Wednesday, April 24, 2013 | 7:14 a.m.
Six Senate Republicans today unveiled their plan to double the net proceeds on minerals tax, a proposal, that if approved by voters, could net an estimated $600 million that would be earmarked for education.
The plan is deeply divisive with four Republicans in Senate Minority Leader Michael Roberson's own caucus, as well as Assembly Republicans and Gov. Brian Sandoval, opposing it. The Nevada mining industry is also vehemently opposed to an industry-specific tax and has accused Roberson of seeking a punitive tax to hurt state mines.
Dubbed the Education Priority Initiative, Roberson's proposal would earmark money to hire more teachers for class-size reduction, develop new English language learner programs, and establish an education stabilization fund. It would impose a 10 percent net proceeds tax-- double the current 5 percent rate-- and would continue to funnel the same mining tax revenue to local governments collecting it now.
"We believe Nevada's children deserve a first-class education," Roberson said in a written release.
Roberson hopes to put the mining tax question before voters on the 2014 ballot, which will also contain a margins tax question to impose a 2 percent tax on business revenue. Legal questions remain as to whether lawmakers can put a competing measure on the ballot.
Voters also would have to approve Senate Joint Resolution 15, a measure still pending in the Assembly, which would remove the mining industry's tax protections from the constitution.
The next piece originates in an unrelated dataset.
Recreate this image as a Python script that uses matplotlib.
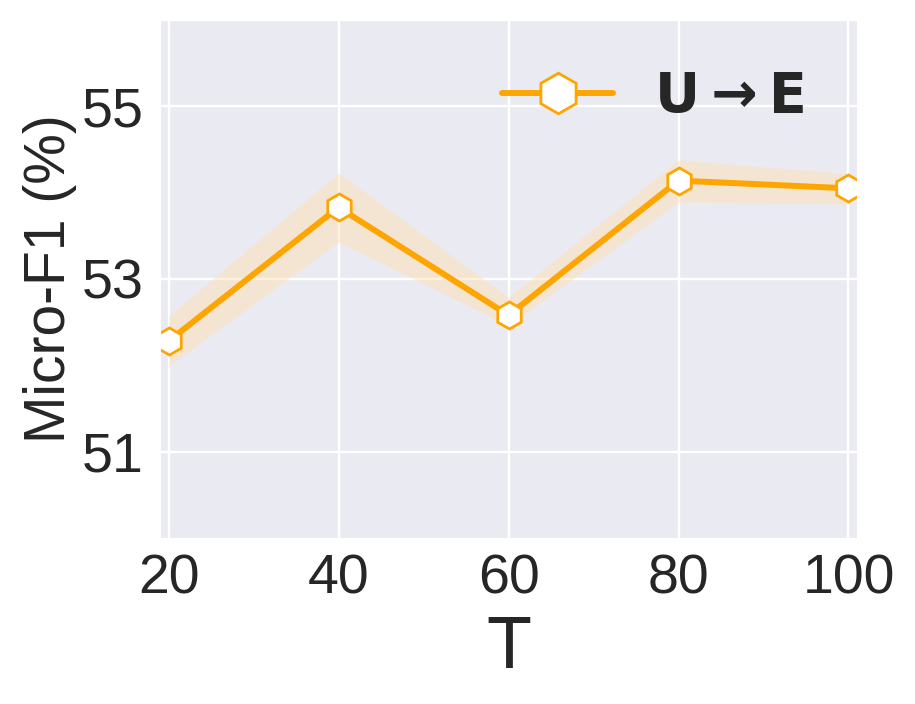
import numpy as np
import matplotlib
matplotlib.use("Agg")
import matplotlib.pyplot as plt
import seaborn as sns

sns.set_style("darkgrid")
plt.rcParams['font.family'] = ['Liberation Sans', 'DejaVu Sans']

T = [20, 40, 60, 80, 100]
f1_mean = [52.28, 53.83, 52.58, 54.14, 54.05]
f1_low = [51.99, 53.43, 52.46, 53.89, 53.87]
f1_high = [52.57, 54.23, 52.79, 54.38, 54.22]
label = "U\u2009→\u2009E"

fig = plt.figure(figsize=(9.15, 7.04), dpi=100)
ax = fig.add_axes([0.1749, 0.2358, 0.7617, 0.7358])

ax.fill_between(T, f1_low, f1_high, color="#ffe2b6", alpha=0.5, linewidth=0)
ax.plot(T, f1_mean, color="orange", linewidth=4.3, marker="h", markersize=19.5,
        markerfacecolor="white", markeredgecolor="orange", markeredgewidth=2,
        label=label)

ax.set_xlim(19, 101)
ax.set_ylim(50, 56)
ax.set_xticks(T)
ax.set_yticks([51, 53, 55])
ax.tick_params(labelsize=40, colors=".15", pad=8)
ax.grid(color="white", linewidth=1.7)

ax.set_xlabel("T", fontsize=53, color=".15", labelpad=6)
ax.set_ylabel("Micro-F1 (%)", fontsize=41, color=".15", labelpad=4)

ax.legend(loc="upper right", frameon=False, markerscale=1.5,
          prop={'family': 'DejaVu Sans', 'weight': 'bold', 'size': 40},
          handlelength=2.0, handletextpad=0.75, borderaxespad=0.5)

fig.savefig("out.png", dpi=100)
Roberson shocked most lawmakers and the governor last month, when he and five GOP senators-- Ben Kieckhefer, of Reno; Joe Hardy, of Boulder City; Greg Brower, of Reno; Scott Hammond, of Las Vegas; and Mark Hutchison, of Las Vegas-- unveiled their support for SJR 15, and a competing mining tax hike.
Democrats initially groaned, largely standing by as their political foe captured the momentum on the issue their own party had carried last session. Democratic lawmakers continue to support SJR 15 to take the mining tax out of the constitution.
In an effort to seek some input from his fellow lawmakers, Roberson sent a letter to Democrats and Republicans mere hours before unveiling his proposal asking them to help him craft the details of it.
But while Democrats largely support an increased tax on mining, they oppose putting the mining tax up as an alternative to the margins tax, which is supported by the state teachers union.
"I'm not really amenable to doing an alternative," said Senate Majority Leader Mo Denis, D-Las Vegas. "However, I want to be open, and I've committed to meeting with him."
And some Republicans remain outright hostile to Roberson's plan.
"We don't do industry-specific taxes," said Sen. Barbara Cegavske, R-Las Vegas, an early opponent of Roberson's effort. "I know he's using one of his emergency measures for this, but I don't know what the point is. Leadership isn't going to let it pass. It's not going to get a hearing."
This story has been edited to correct the spelling of Sandoval’s name.